У нас в России бок о бок сосуществуют две культуры. Культура изысков, ведущая к уничтожению образа и, стало быть, божественного в слове. Культура, идеал которой — хаос. Мы эту культуру почему-то именуем западничеством. А ведь истоки этой культуры — Карамзин и Жуковский. Мы почитаем их за создателей русского литературного языка. И вообще литературы в России. Свадьбы с мертвецами, взятые напрокат в Германии, бедные Лизы… А ведь у нас был Аввакум. В его писаниях жизнь Русская. Невыдуманная, Страшная жизнь, но с Богом в душе. И какое слово! Слово — Творец! Кузнецов — аввакумовского толка поэт. В силе изображения, образности, в силе верности народу, в сути творчества. Оно — частица потока жизни и одновременно птица, летящая над потоком.

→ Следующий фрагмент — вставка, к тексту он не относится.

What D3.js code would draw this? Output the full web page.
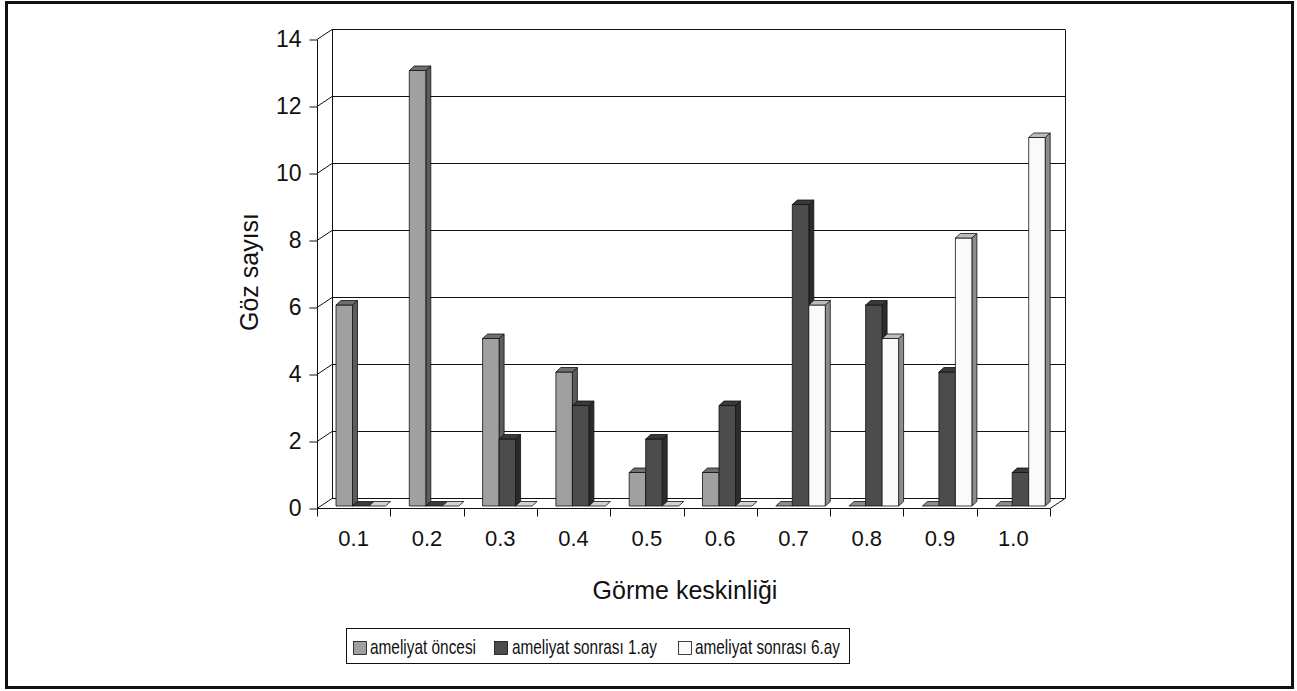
<!DOCTYPE html>
<html>
<head>
<meta charset="utf-8">
<script src="https://cdn.jsdelivr.net/npm/d3@7/dist/d3.min.js"></script>
<style>
  html, body { margin: 0; padding: 0; background: #fff; }
  svg { display: block; font-family: "Liberation Sans", Arial, Helvetica, sans-serif; }
</style>
</head>
<body>
<svg id="chart" width="1297" height="691"></svg>
<script>
// Visual acuity categories and eye counts per period
const categories = ["0.1", "0.2", "0.3", "0.4", "0.5", "0.6", "0.7", "0.8", "0.9", "1.0"];
const seriesNames = ["ameliyat öncesi", "ameliyat sonrası 1.ay", "ameliyat sonrası 6.ay"];
const preOp = [6, 13, 5, 4, 1, 1, 0, 0, 0, 0];
const postOp1 = [0, 0, 2, 3, 2, 3, 9, 6, 4, 1];
const postOp6 = [0, 0, 0, 0, 0, 0, 6, 5, 8, 11];
const yTicks = [0, 2, 4, 6, 8, 10, 12, 14];
const yTitle = "Göz sayısı";
const xTitle = "Görme keskinliği";

const seriesValues = [preOp, postOp1, postOp6];
// front / top / side shades for each series, plus the fill of a zero-height cap
const faceColors = [
  { front: "#a0a0a0", top: "#6e6e6e", side: "#5c5c5c", flat: "#8c8c8c" },
  { front: "#4c4c4c", top: "#3a3a3a", side: "#2c2c2c", flat: "#3a3a3a" },
  { front: "#fafafa", top: "#bdbdbd", side: "#8c8c8c", flat: "#d2d2d2" }
];

const svg = d3.select("#chart");

// outer frame
svg.append("rect")
  .attr("x", 6.5).attr("y", 2.5).attr("width", 1286).attr("height", 685)
  .attr("fill", "none").attr("stroke", "#111").attr("stroke-width", 3);

// plot geometry (front plane) and wall depth
const plotLeft = 317, plotRight = 1050, plotBottom = 508, plotTop = 39;
const wallDx = 15, wallDy = -10;
const barPlaneDx = 3, barPlaneDy = -2;
const barDx = 5, barDy = -4.5;

const y = d3.scaleLinear().domain([0, 14]).range([plotBottom, plotTop]);
const x = d3.scaleBand().domain(categories).range([plotLeft, plotRight]).padding(0);
const xs = d3.scaleBand().domain(d3.range(seriesNames.length))
  .range([16, 16 + 49.5]).padding(0);

const axisStroke = "#111";

// back wall gridlines with their diagonal connectors to the front axis
const grid = svg.append("g").attr("fill", "none").attr("stroke", axisStroke).attr("stroke-width", 1);
yTicks.forEach(v => {
  const yy = Math.round(y(v)) + 0.5;
  grid.append("line")
    .attr("x1", plotLeft + wallDx).attr("x2", plotRight + wallDx)
    .attr("y1", yy + wallDy).attr("y2", yy + wallDy);
  grid.append("line")
    .attr("x1", plotLeft).attr("y1", yy)
    .attr("x2", plotLeft + wallDx).attr("y2", yy + wallDy);
});
// wall verticals
grid.append("line")
  .attr("x1", plotLeft + wallDx + 0.5).attr("x2", plotLeft + wallDx + 0.5)
  .attr("y1", Math.round(y(14)) + wallDy + 0.5).attr("y2", Math.round(y(0)) + wallDy + 0.5);
grid.append("line")
  .attr("x1", plotRight + wallDx + 0.5).attr("x2", plotRight + wallDx + 0.5)
  .attr("y1", Math.round(y(14)) + wallDy + 0.5).attr("y2", Math.round(y(0)) + wallDy + 0.5);
// floor front edge and right diagonal
grid.append("line")
  .attr("x1", plotLeft).attr("x2", plotRight)
  .attr("y1", Math.round(y(0)) + 0.5).attr("y2", Math.round(y(0)) + 0.5);
grid.append("line")
  .attr("x1", plotRight).attr("y1", Math.round(y(0)) + 0.5)
  .attr("x2", plotRight + wallDx).attr("y2", Math.round(y(0)) + 0.5 + wallDy);

// bars, drawn left to right so neighbours cover hidden side faces
const bars = svg.append("g").attr("stroke", "#111").attr("stroke-width", 0.8).attr("stroke-linejoin", "round");
categories.forEach((c, ci) => {
  seriesValues.forEach((vals, si) => {
    const v = vals[ci];
    const col = faceColors[si];
    const x0 = x(c) + barPlaneDx + xs(si);
    const w = xs.bandwidth();
    const yb = y(0) + barPlaneDy;
    const yt = y(v) + barPlaneDy;
    const g = bars.append("g");
    if (v > 0) {
      g.append("polygon")
        .attr("points", [[x0 + w, yt], [x0 + w + barDx, yt + barDy], [x0 + w + barDx, yb + barDy], [x0 + w, yb]].join(" "))
        .attr("fill", col.side);
      g.append("rect")
        .attr("x", x0).attr("y", yt).attr("width", w).attr("height", yb - yt)
        .attr("fill", col.front);
    }
    g.append("polygon")
      .attr("points", [[x0, yt], [x0 + w, yt], [x0 + w + barDx, yt + barDy], [x0 + barDx, yt + barDy]].join(" "))
      .attr("fill", v > 0 ? col.top : col.flat);
  });
});

// y axis
const yAxis = svg.append("g")
  .attr("transform", `translate(${plotLeft + 0.5},0.5)`)
  .call(d3.axisLeft(y).tickValues(yTicks).tickSize(8).tickPadding(8).tickFormat(d3.format("d")));
yAxis.select(".domain").attr("stroke", axisStroke).attr("d", `M0,${Math.round(y(14))}V${Math.round(y(0))}`);
yAxis.selectAll(".tick line").attr("stroke", axisStroke);
yAxis.selectAll(".tick text").attr("font-size", 23).attr("fill", "#111").attr("font-family", "Liberation Sans, Arial, sans-serif");

// x axis: labels at band centres, tick marks on band boundaries
const xAxis = svg.append("g")
  .attr("transform", `translate(0,${Math.round(y(0)) + 0.5})`)
  .call(d3.axisBottom(x).tickSize(0).tickPadding(22));
xAxis.select(".domain").remove();
xAxis.selectAll(".tick text").attr("font-size", 22).attr("fill", "#111").attr("font-family", "Liberation Sans, Arial, sans-serif");
const boundaries = categories.map(c => x(c)).concat([plotRight]);
xAxis.selectAll(".bound").data(boundaries).enter().append("line")
  .attr("class", "bound")
  .attr("x1", d => Math.round(d) + 0.5).attr("x2", d => Math.round(d) + 0.5)
  .attr("y1", 0).attr("y2", 8).attr("stroke", axisStroke);

// axis titles
svg.append("text")
  .attr("x", 685).attr("y", 599)
  .attr("text-anchor", "middle").attr("font-size", 25).attr("fill", "#111")
  .text(xTitle);
svg.append("text")
  .attr("transform", `translate(258,272) rotate(-90)`)
  .attr("text-anchor", "middle").attr("font-size", 25).attr("fill", "#111")
  .text(yTitle);

// legend
const legend = svg.append("g");
legend.append("rect")
  .attr("x", 346.5).attr("y", 628.5).attr("width", 503).attr("height", 35)
  .attr("fill", "#fff").attr("stroke", "#111").attr("stroke-width", 1);
const legendItems = [
  { sx: 353, tx: 370, tw: 106 },
  { sx: 494, tx: 512, tw: 145 },
  { sx: 678, tx: 695, tw: 145 }
];
legendItems.forEach((it, i) => {
  legend.append("rect")
    .attr("x", it.sx + 0.5).attr("y", 641.5).attr("width", 13).attr("height", 13)
    .attr("fill", faceColors[i].front).attr("stroke", "#111").attr("stroke-width", 0.8);
  legend.append("text")
    .attr("x", it.tx).attr("y", 654)
    .attr("font-size", 21).attr("fill", "#111")
    .attr("textLength", it.tw).attr("lengthAdjust", "spacingAndGlyphs")
    .text(seriesNames[i]);
});
</script>
</body>
</html>
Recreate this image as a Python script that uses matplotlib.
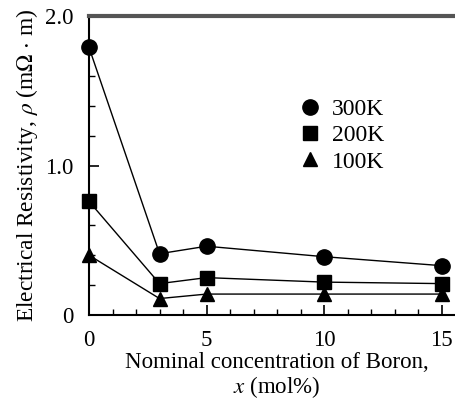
import matplotlib
matplotlib.use("Agg")
import matplotlib.pyplot as plt
from matplotlib.ticker import MultipleLocator, FixedLocator

plt.rcParams['font.family'] = ['Liberation Serif', 'DejaVu Serif']
plt.rcParams['mathtext.fontset'] = 'stix'

x = [0, 3, 5, 10, 15]
rho_300 = [1.79, 0.41, 0.46, 0.39, 0.33]
rho_200 = [0.76, 0.21, 0.25, 0.22, 0.21]
rho_100 = [0.40, 0.11, 0.14, 0.14, 0.14]
series = [("300K", rho_300, "o", 11), ("200K", rho_200, "s", 9.5), ("100K", rho_100, "^", 10.5)]

fig = plt.figure(figsize=(4.56, 4.01), dpi=100)
ax = fig.add_axes([89/456, 1-315/401, (456-89)/456 + 0.01, (315-16)/401])

for label, vals, m, ms in series:
    ax.plot(x, vals, color='black', lw=1, marker=m, ms=ms, label=label, clip_on=False, zorder=3)

ax.set_xlim(0, 15.8)
ax.set_ylim(0, 2.0)
ax.xaxis.set_major_locator(FixedLocator([0, 5, 10, 15]))
ax.xaxis.set_minor_locator(MultipleLocator(1))
ax.yaxis.set_major_locator(FixedLocator([0, 1.0, 2.0]))
ax.yaxis.set_minor_locator(MultipleLocator(0.2))
ax.set_yticklabels(["0", "1.0", "2.0"])
ax.tick_params(which='both', direction='in', labelsize=16.5, colors='black')
ax.tick_params(which='major', length=7, width=1.2)
ax.tick_params(which='minor', length=4, width=1)
ax.tick_params(axis='x', which='major', pad=11)
ax.tick_params(axis='y', which='major', pad=11)
ax.tick_params(axis='y', which='both', right=False)
ax.tick_params(axis='x', which='both', top=False)
ax.spines['right'].set_visible(False)
ax.spines['top'].set_linewidth(3)
ax.spines['top'].set_color('#555555')
ax.spines['left'].set_linewidth(1.5)
ax.spines['bottom'].set_linewidth(1.5)

ax.set_ylabel(r"Electrical Resistivity, $\rho$ (m$\Omega$ $\cdot$ m)", fontsize=16.8, labelpad=4)
ax.set_xlabel("Nominal concentration of Boron,\n" + r"$x$ (mol%)", fontsize=16.5, linespacing=1.02)
ax.xaxis.set_label_coords(0.505, -0.125, transform=ax.transAxes)
ax.xaxis.label.set_va('top')

leg = ax.legend(loc='upper left', bbox_to_anchor=(0.545, 0.755), frameon=False, fontsize=17,
                handlelength=0.8, handletextpad=0.5, labelspacing=0.2, borderaxespad=0)
for h in leg.legend_handles:
    h.set_linestyle('none')

fig.savefig("out.png", dpi=100)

Но ведь те, для кого кумирня поэзии — Пастернак и Окуджава (хотя уровень здесь несовместимый, точно так же пели славу одномерному Светлову), Кузнецова не приемлют. Не потому что не ахти какой, а только потому, что «не наш».
И другой лагерь будет отмахиваться от Пастернака. Тоже «не наш».
А жизнь одна. Сколько же будем дурить друг друга? Поэзия, если она поэзия, — это ведь счастье. Усекновенное счастье — как нынешняя Россия, урезанная происками Америки и подлостью «героев» перестройки. Урезанная Россия, урезанная поэзия — обрубки. Боль и лазарет. Но время выписываться из лазарета придёт.
Владислав Анатольевич Бахревский родился 15 августа 1936 года в Воронеже. В 1958 году, окончив Орехово-Зуевский пединститут, уехал в Оренбург. Позже строил Нурек. Автор исторических романов «Аввакум», «Смута», «Ярополк», «Никон», «Василий Шуйский» и других книг.